Goal
Copy nothing but the lines below running from the line containing "Give me the matplotlib source for this chart." through the line containing "pixels entre barres", both end lines included.

Input for this task
----

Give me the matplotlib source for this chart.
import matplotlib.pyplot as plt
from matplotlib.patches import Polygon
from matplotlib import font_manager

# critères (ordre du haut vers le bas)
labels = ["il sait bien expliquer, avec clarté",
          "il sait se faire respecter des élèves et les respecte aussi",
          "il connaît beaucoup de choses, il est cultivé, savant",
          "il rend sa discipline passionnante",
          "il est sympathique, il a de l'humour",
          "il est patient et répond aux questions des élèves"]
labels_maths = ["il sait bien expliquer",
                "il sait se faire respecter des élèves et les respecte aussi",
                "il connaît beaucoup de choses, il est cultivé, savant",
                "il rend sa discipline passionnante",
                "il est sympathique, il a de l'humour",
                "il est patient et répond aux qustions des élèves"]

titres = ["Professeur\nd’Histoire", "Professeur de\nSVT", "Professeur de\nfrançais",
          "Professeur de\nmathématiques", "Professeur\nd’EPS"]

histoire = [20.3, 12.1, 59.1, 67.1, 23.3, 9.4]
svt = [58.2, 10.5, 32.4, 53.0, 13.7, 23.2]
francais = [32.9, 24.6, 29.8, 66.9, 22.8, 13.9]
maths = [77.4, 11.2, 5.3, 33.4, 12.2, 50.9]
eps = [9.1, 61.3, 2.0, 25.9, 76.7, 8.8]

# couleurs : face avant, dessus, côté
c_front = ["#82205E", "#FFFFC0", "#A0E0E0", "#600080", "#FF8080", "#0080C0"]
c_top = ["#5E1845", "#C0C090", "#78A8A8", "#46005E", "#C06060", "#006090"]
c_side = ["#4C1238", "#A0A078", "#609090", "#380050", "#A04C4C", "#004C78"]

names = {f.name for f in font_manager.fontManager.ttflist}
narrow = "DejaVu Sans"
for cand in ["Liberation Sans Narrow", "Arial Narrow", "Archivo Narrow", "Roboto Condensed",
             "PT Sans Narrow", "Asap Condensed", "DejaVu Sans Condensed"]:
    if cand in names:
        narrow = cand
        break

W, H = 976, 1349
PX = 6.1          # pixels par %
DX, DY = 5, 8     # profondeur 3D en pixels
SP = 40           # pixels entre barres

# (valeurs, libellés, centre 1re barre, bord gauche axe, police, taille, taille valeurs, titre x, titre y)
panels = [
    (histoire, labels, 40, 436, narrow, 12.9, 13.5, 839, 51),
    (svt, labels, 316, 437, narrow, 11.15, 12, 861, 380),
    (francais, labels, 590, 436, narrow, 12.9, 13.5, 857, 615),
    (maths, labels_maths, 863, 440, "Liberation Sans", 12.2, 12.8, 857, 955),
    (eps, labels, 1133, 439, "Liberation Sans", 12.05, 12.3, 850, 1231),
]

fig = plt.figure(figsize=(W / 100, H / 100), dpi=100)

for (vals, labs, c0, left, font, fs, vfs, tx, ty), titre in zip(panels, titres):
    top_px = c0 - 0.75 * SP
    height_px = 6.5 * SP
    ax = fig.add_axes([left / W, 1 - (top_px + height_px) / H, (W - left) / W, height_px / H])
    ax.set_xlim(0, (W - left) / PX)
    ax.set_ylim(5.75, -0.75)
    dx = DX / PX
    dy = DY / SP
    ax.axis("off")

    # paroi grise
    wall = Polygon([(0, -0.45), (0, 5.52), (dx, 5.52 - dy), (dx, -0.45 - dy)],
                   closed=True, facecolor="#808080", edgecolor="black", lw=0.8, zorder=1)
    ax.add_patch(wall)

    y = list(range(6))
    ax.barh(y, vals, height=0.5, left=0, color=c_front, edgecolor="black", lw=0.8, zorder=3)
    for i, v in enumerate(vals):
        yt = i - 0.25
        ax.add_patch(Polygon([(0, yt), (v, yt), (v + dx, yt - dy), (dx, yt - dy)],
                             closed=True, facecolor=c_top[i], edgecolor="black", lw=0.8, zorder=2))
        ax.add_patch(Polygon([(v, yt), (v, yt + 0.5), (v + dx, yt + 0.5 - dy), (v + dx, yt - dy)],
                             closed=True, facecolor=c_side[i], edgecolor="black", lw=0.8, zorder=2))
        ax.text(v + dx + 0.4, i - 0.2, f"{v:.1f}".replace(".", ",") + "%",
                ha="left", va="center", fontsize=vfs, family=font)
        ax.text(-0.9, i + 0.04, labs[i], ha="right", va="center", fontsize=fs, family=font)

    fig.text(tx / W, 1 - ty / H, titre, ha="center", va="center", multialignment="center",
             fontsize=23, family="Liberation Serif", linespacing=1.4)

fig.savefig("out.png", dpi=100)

----

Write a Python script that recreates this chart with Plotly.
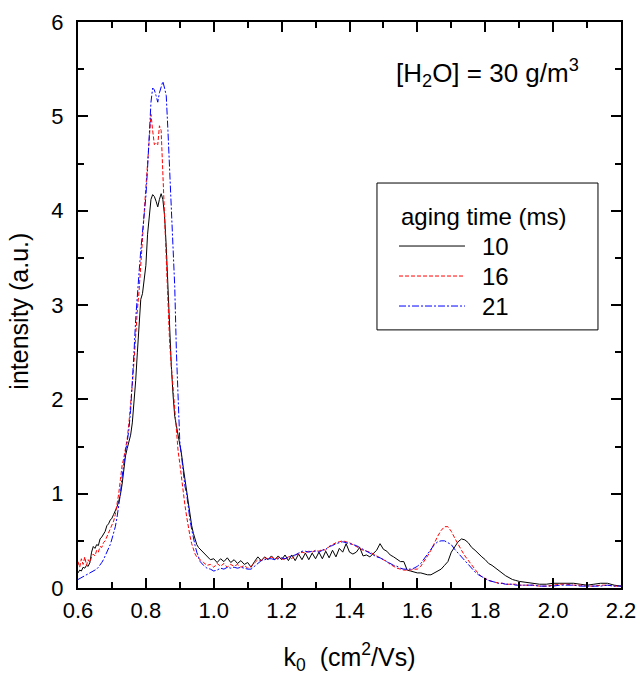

----

Correct response
Give me the matplotlib source for this chart.
import matplotlib.pyplot as plt
from matplotlib.patches import Polygon
from matplotlib import font_manager

# critères (ordre du haut vers le bas)
labels = ["il sait bien expliquer, avec clarté",
          "il sait se faire respecter des élèves et les respecte aussi",
          "il connaît beaucoup de choses, il est cultivé, savant",
          "il rend sa discipline passionnante",
          "il est sympathique, il a de l'humour",
          "il est patient et répond aux questions des élèves"]
labels_maths = ["il sait bien expliquer",
                "il sait se faire respecter des élèves et les respecte aussi",
                "il connaît beaucoup de choses, il est cultivé, savant",
                "il rend sa discipline passionnante",
                "il est sympathique, il a de l'humour",
                "il est patient et répond aux qustions des élèves"]

titres = ["Professeur\nd’Histoire", "Professeur de\nSVT", "Professeur de\nfrançais",
          "Professeur de\nmathématiques", "Professeur\nd’EPS"]

histoire = [20.3, 12.1, 59.1, 67.1, 23.3, 9.4]
svt = [58.2, 10.5, 32.4, 53.0, 13.7, 23.2]
francais = [32.9, 24.6, 29.8, 66.9, 22.8, 13.9]
maths = [77.4, 11.2, 5.3, 33.4, 12.2, 50.9]
eps = [9.1, 61.3, 2.0, 25.9, 76.7, 8.8]

# couleurs : face avant, dessus, côté
c_front = ["#82205E", "#FFFFC0", "#A0E0E0", "#600080", "#FF8080", "#0080C0"]
c_top = ["#5E1845", "#C0C090", "#78A8A8", "#46005E", "#C06060", "#006090"]
c_side = ["#4C1238", "#A0A078", "#609090", "#380050", "#A04C4C", "#004C78"]

names = {f.name for f in font_manager.fontManager.ttflist}
narrow = "DejaVu Sans"
for cand in ["Liberation Sans Narrow", "Arial Narrow", "Archivo Narrow", "Roboto Condensed",
             "PT Sans Narrow", "Asap Condensed", "DejaVu Sans Condensed"]:
    if cand in names:
        narrow = cand
        break

W, H = 976, 1349
PX = 6.1          # pixels par %
DX, DY = 5, 8     # profondeur 3D en pixels
SP = 40           # pixels entre barres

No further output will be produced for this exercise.